Reputation: 1352
I would like to check if items in a List are in a Column from my DF.
The basics where straightforward:
fruit = ['apple','banana'] # This items should be in the column
fruit = ', '.join(fruit) # Think this is the point where it goes wrong...
fruit_resulst = df['all_fruit'].str.contains(fruit) # Check if column contains fruit
df_new = df[fruit_resulst] # Filter so that we only keep the TRUEs
This works, but not completely. It only works in this specific order, but I would like to have it working in all orders (e.g., if a column row contains ALL items from the list, then I would like to keep them. Else, remove.
df['all_fruit']
Apple, Banana #Return! Because it contains apple and banana
Banana # Do not return
Banana, Apple #Return! Because it contains apple and banana
Apple # Do not return
Apple, Banana, Peer #Return! Because it contains apple and banana
Thanks a lot in advance!
Upvotes: 2
Views: 975
Reputation: 862511
Convert values to lowercase, then split to lists and test issubset
by convert fruit
to set
:
df1 = df[df.all_fruit.str.lower().str.split(', ').map(set(fruit).issubset)]
print (df1)
all_fruit
0 Apple, Banana
2 Banana, Apple
4 Apple, Banana, Peer
Your solution with list of boolean masks passed to np.logical_and.reduce:
df1 = df[np.logical_and.reduce([df.all_fruit.str.contains(f, case=False) for f in fruit])]
print (df1)
all_fruit
0 Apple, Banana
2 Banana, Apple
4 Apple, Banana, Peer
Upvotes: 2
Reputation: 71570
Try this code:
x = df['all_fruit'].str.split(',', expand=True)
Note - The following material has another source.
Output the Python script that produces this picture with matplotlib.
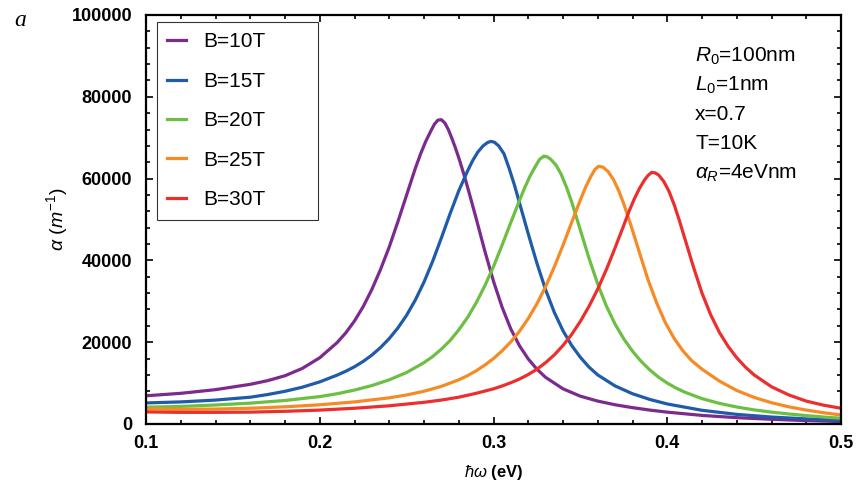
#!/usr/bin/env python
import matplotlib
matplotlib.use("Agg")
import matplotlib.pyplot as plt
from matplotlib.ticker import MultipleLocator

plt.rcParams['font.family'] = ['Liberation Sans', 'DejaVu Sans']
plt.rcParams['mathtext.fontset'] = 'custom'
plt.rcParams['mathtext.rm'] = 'Liberation Sans'
plt.rcParams['mathtext.it'] = 'Liberation Sans:italic'
plt.rcParams['mathtext.bf'] = 'Liberation Sans:bold'

# absorption coefficient (hbar*omega in eV, alpha in 1/m)
x_b10 = [0.10, 0.12, 0.14, 0.16, 0.17, 0.18, 0.19, 0.20, 0.21, 0.215, 0.22, 0.225,
         0.23, 0.235, 0.24, 0.245, 0.25, 0.255, 0.258, 0.261, 0.264, 0.266, 0.268,
         0.270, 0.272, 0.274, 0.276, 0.278, 0.28, 0.283, 0.286, 0.29, 0.295, 0.30,
         0.305, 0.31, 0.315, 0.32, 0.325, 0.33, 0.34, 0.35, 0.36, 0.37, 0.38, 0.39,
         0.40, 0.42, 0.44, 0.46, 0.48, 0.50]
y_b10 = [6900, 7500, 8400, 9700, 10600, 11800, 13600, 16200, 19900, 22300, 25200, 28700,
         32900, 37800, 43300, 49500, 56000, 62500, 66000, 69100, 71700, 73300, 74300,
         74400, 73600, 72000, 69900, 67600, 65100, 61000, 56500, 50300, 42300, 34900,
         28500, 23200, 19100, 15900, 13400, 11400, 8600, 6800, 5600, 4700, 4000, 3400,
         2900, 2100, 1550, 1150, 830, 600]

x_b15 = [0.10, 0.12, 0.14, 0.16, 0.17, 0.18, 0.19, 0.20, 0.21, 0.215, 0.22, 0.225,
         0.23, 0.235, 0.24, 0.245, 0.25, 0.255, 0.26, 0.265, 0.27, 0.275, 0.28,
         0.285, 0.288, 0.291, 0.294, 0.2965, 0.2985, 0.3005, 0.303, 0.306, 0.309,
         0.312, 0.315, 0.32, 0.325, 0.33, 0.335, 0.34, 0.345, 0.35, 0.355, 0.36,
         0.37, 0.38, 0.39, 0.40, 0.42, 0.44, 0.46, 0.48, 0.50]
y_b15 = [5150, 5400, 5850, 6550, 7200, 8000, 9000, 10300, 11950, 12900, 14000, 15300,
         16850, 18700, 20900, 23500, 26600, 30300, 34700, 39800, 45500, 51400, 57000,
         61800, 64400, 66500, 68000, 68800, 69100, 68900, 68000, 66100, 62500,
         58500, 54000, 46500, 39300, 32800, 27300, 22800, 19200, 16300, 13900, 12000,
         9300, 7400, 6000, 4900, 3350, 2350, 1700, 1250, 900]

x_b20 = [0.10, 0.12, 0.14, 0.16, 0.18, 0.20, 0.21, 0.22, 0.23, 0.24, 0.25, 0.26,
         0.265, 0.27, 0.275, 0.28, 0.285, 0.29, 0.295, 0.30, 0.305, 0.31, 0.315,
         0.318, 0.321, 0.324, 0.3265, 0.329, 0.331, 0.333, 0.336, 0.339, 0.342,
         0.345, 0.35, 0.355, 0.36, 0.365, 0.37, 0.375, 0.38, 0.385, 0.39, 0.395,
         0.40, 0.405, 0.41, 0.42, 0.43, 0.44, 0.45, 0.46, 0.47, 0.48, 0.49, 0.50]
y_b20 = [4100, 4300, 4650, 5100, 5750, 6700, 7400, 8300, 9400, 10800, 12600, 15000,
         16500, 18300, 20400, 23000, 26000, 29600, 33800, 38500, 43800, 49300, 54700,
         57800, 60600, 62900, 64700, 65500, 65300, 64700, 63300, 61000, 57900,
         54300, 47400, 40500, 34200, 28800, 24400, 20800, 17800, 15300, 13200, 11450,
         10000, 8800, 7800, 6200, 5050, 4150, 3450, 2900, 2450, 2050, 1700, 1400]

x_b25 = [0.10, 0.12, 0.14, 0.16, 0.18, 0.20, 0.22, 0.24, 0.25, 0.26, 0.27, 0.28,
         0.285, 0.29, 0.295, 0.30, 0.305, 0.31, 0.315, 0.32, 0.325, 0.33, 0.335,
         0.34, 0.345, 0.35, 0.353, 0.356, 0.3585, 0.3605, 0.363, 0.366, 0.369, 0.372,
         0.375, 0.379, 0.384, 0.389, 0.394, 0.399, 0.404, 0.409, 0.414, 0.42, 0.43,
         0.44, 0.45, 0.46, 0.47, 0.48, 0.49, 0.50]
y_b25 = [3700, 3600, 3650, 3850, 4200, 4700, 5400, 6400, 7100, 8000, 9200, 10800,
         11800, 13000, 14400, 16000, 17900, 20100, 22700, 25800, 29400, 33600, 38400,
         43700, 49300, 54800, 57900, 60500, 62300, 63000, 62800, 61700, 59800, 57100,
         53800, 48700, 41900, 35200, 29500, 24700, 20900, 17900, 15500, 13400, 10500,
         8200, 6500, 5200, 4200, 3400, 2750, 2200]

x_b30 = [0.10, 0.12, 0.14, 0.16, 0.18, 0.20, 0.22, 0.24, 0.26, 0.27, 0.28, 0.29,
         0.30, 0.305, 0.31, 0.315, 0.32, 0.325, 0.33, 0.335, 0.34, 0.345, 0.35,
         0.355, 0.36, 0.365, 0.37, 0.375, 0.378, 0.381, 0.384, 0.387, 0.389, 0.391,
         0.393, 0.395, 0.398, 0.401, 0.404, 0.407, 0.41, 0.415, 0.42, 0.425, 0.43,
         0.435, 0.44, 0.445, 0.45, 0.46, 0.47, 0.48, 0.49, 0.50]
y_b30 = [2950, 2850, 2850, 2900, 3100, 3400, 3850, 4450, 5300, 5850, 6550, 7500,
         8600, 9300, 10100, 11000, 12100, 13400, 15000, 16900, 19200, 21900, 25100,
         28800, 33000, 37800, 43100, 48600, 52000, 55000, 57600, 59700, 60800, 61500,
         61400, 60900, 59300, 56900, 53600, 49700, 45500, 38500, 32000, 26700, 22400,
         19000, 16200, 13900, 12000, 9100, 7100, 5600, 4600, 3850]

labels = ['B=10T', 'B=15T', 'B=20T', 'B=25T', 'B=30T']
colors = ['#7b2a8e', '#1f5ba8', '#6cbf43', '#f68b25', '#eb2f2f']
series = [(x_b10, y_b10), (x_b15, y_b15), (x_b20, y_b20), (x_b25, y_b25), (x_b30, y_b30)]

fig = plt.figure(figsize=(8.6, 4.92), dpi=100)
ax = fig.add_axes([146/860, 1 - 424/492, (841 - 146)/860, (424 - 15)/492])

for (xs, ys), lab, c in zip(series, labels, colors):
    ax.plot(xs, ys, color=c, lw=2.3, label=lab, solid_joinstyle='round')

ax.set_xlim(0.1, 0.5)
ax.set_ylim(0, 100000)
ax.xaxis.set_major_locator(MultipleLocator(0.1))
ax.xaxis.set_minor_locator(MultipleLocator(0.02))
ax.yaxis.set_major_locator(MultipleLocator(20000))
ax.yaxis.set_minor_locator(MultipleLocator(4000))
ax.xaxis.set_major_formatter(plt.FuncFormatter(lambda v, p: ('%.1f' % v)))
ax.tick_params(which='both', direction='in', top=True, right=True, width=1.2)
ax.tick_params(which='major', length=5, labelsize=13)
ax.tick_params(axis='y', which='major', pad=10)
ax.tick_params(axis='x', which='major', pad=8)
ax.tick_params(which='minor', length=3)
for lbl in ax.get_xticklabels() + ax.get_yticklabels():
    lbl.set_fontweight('bold')
for s in ax.spines.values():
    s.set_linewidth(1.6)

ax.set_xlabel(r'$\hbar\omega$ (eV)', fontsize=12, fontweight='bold', labelpad=8)
ax.set_ylabel(r'$\alpha\ (m^{-1})$', fontsize=14, fontweight='bold', labelpad=1)

leg = ax.legend(loc='upper left', mode='expand',
                bbox_to_anchor=(157/860, 1 - 218/492, 161/860, 196/492),
                bbox_transform=fig.transFigure, fontsize=15, frameon=True,
                fancybox=False, edgecolor='black', handlelength=0.9,
                handletextpad=0.8, labelspacing=0.98, borderpad=0.5,
                borderaxespad=0)
leg.get_frame().set_linewidth(0.8)

params = [r'$R_0$=100nm', r'$L_0$=1nm', 'x=0.7', 'T=10K', r'$\alpha_R$=4eVnm']
for i, t in enumerate(params):
    ax.text(0.79, 0.9 - i * 0.0715, t, transform=ax.transAxes, fontsize=15,
            va='center', ha='left')

fig.text(14/860, 1 - 20/492, 'a', fontsize=17, style='italic',
         family='Liberation Serif', va='center')

fig.savefig('out.png', dpi=100)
print(df[x.replace('Apple', '').ne(x).any(1) & x.replace(' Banana', '').ne(x).any(1)])
Output:
all_fruit
0 Apple, Banana
2 Banana, Apple
4 Apple, Banana, Peer
Upvotes: 1
Reputation: 333
df = pd.DataFrame({'all_fruit': [
'Apple, Banana',
'Banana',
'Banana, Apple',
'Apple',
'Apple, Banana, Peer',
]})
fruit = ['apple','banana']
have_fruits = [df.all_fruit.str.contains(f, case=False) for f in fruit]
indexes = True
for f in have_fruits:
indexes = indexes * f
df[indexes]
Upvotes: 1